Abstract

Concurrent separation logic has been responsible for major advances in the formal verification of fine-grained concurrent algorithms and data structures such as locks, barriers, queues, and reference counters. The key ingredient of the verification of a fine-grained program is an invariant, which relates the physical data representation (on the heap) to a logical representation (in mathematics) and to the state of the threads (using a form of ghost state). An invariant is typically represented as a disjunction of logical states, but this disjunctive nature makes invariants a difficult target for automated verification. Current approaches roughly suffer from two problems. They use backtracking to introduce disjunctions in an uninformed manner, which can lead to unprovable goals if an appropriate case analysis has not been made before choosing the disjunct. Moreover, they eliminate disjunctions too eagerly, which can cause poor efficiency. While disjunctions are no problem for automated provers based on classical (i.e., non-separating) logic, the challenges with disjunctions are prominent in the study of proof automation for intuitionistic logic.

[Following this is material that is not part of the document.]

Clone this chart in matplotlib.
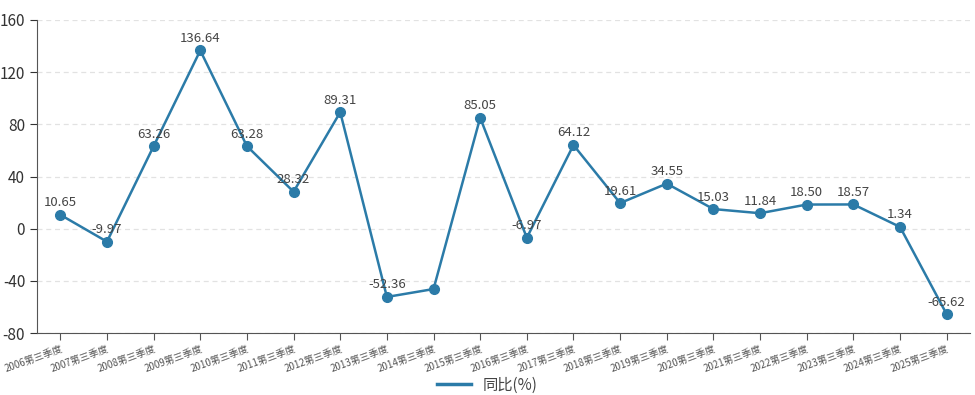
import matplotlib
matplotlib.use("Agg")
import matplotlib.pyplot as plt

plt.rcParams["font.family"] = ["Noto Sans CJK SC", "DejaVu Sans"]
plt.rcParams["axes.unicode_minus"] = False

quarters = [f"{y}第三季度" for y in range(2006, 2026)]
yoy = [10.65, -9.97, 63.26, 136.64, 63.28, 28.32, 89.31, -52.36, -46.3, 85.05,
       -6.97, 64.12, 19.61, 34.55, 15.03, 11.84, 18.50, 18.57, 1.34, -65.62]
# 2014 label is hidden in the original (overlaps)
show_label = [True] * len(yoy)
show_label[8] = False

color = "#2b7ba8"
W, H = 975, 395
fig = plt.figure(figsize=(W / 100, H / 100), dpi=100)
ax = fig.add_axes([37 / W, 1 - 333 / H, (970 - 37) / W, (333 - 20) / H])

x = list(range(len(yoy)))
line, = ax.plot(x, yoy, color=color, linewidth=1.8, marker="o", markersize=7, zorder=3)
for i, v in enumerate(yoy):
    if show_label[i]:
        ax.annotate(f"{v:.2f}", (i, v), xytext=(0, 4), textcoords="offset points",
                    ha="center", va="bottom", fontsize=9.5, color="#444444")

ax.set_xlim(-0.5, len(yoy) - 0.5)
ax.set_ylim(-80, 160)
ax.set_yticks(range(-80, 161, 40))
ax.tick_params(axis="y", labelsize=11, colors="#333333", length=5)
ax.set_xticks(x)
ax.set_xticklabels(quarters, rotation=20, ha="right", rotation_mode="anchor",
                   fontsize=7, color="#555555")
ax.tick_params(axis="x", length=5, color="#555555", pad=3)

ax.grid(axis="y", linestyle=(0, (4, 3)), color="#e2e2e2", linewidth=0.9)
ax.set_axisbelow(True)
for s in ["top", "right"]:
    ax.spines[s].set_visible(False)
for s in ["left", "bottom"]:
    ax.spines[s].set_color("#555555")

handle = plt.Line2D([], [], color=color, linewidth=2.5)
fig.legend([handle], ["同比(%)"], loc="center", bbox_to_anchor=(0.5, 1 - 385 / H),
           frameon=False, fontsize=11, handlelength=2.2, labelcolor="#444444")

fig.savefig("out.png", dpi=100)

We take inspiration from that area—specifically, based on ideas from connection calculus , we design a simple multi-succedent calculus for separation logic with disjunctions featuring a novel concept of a connection . While our calculus is not complete, it has the advantage that it can be extended with features of the state-of-the-art concurrent separation logic Iris (such as modalities, higher-order quantification, ghost state, and invariants), and can be implemented effectively in the Coq proof assistant with little need for backtracking. We evaluate the practicality on 24 challenging benchmarks, 14 of which we can verify fully automatically.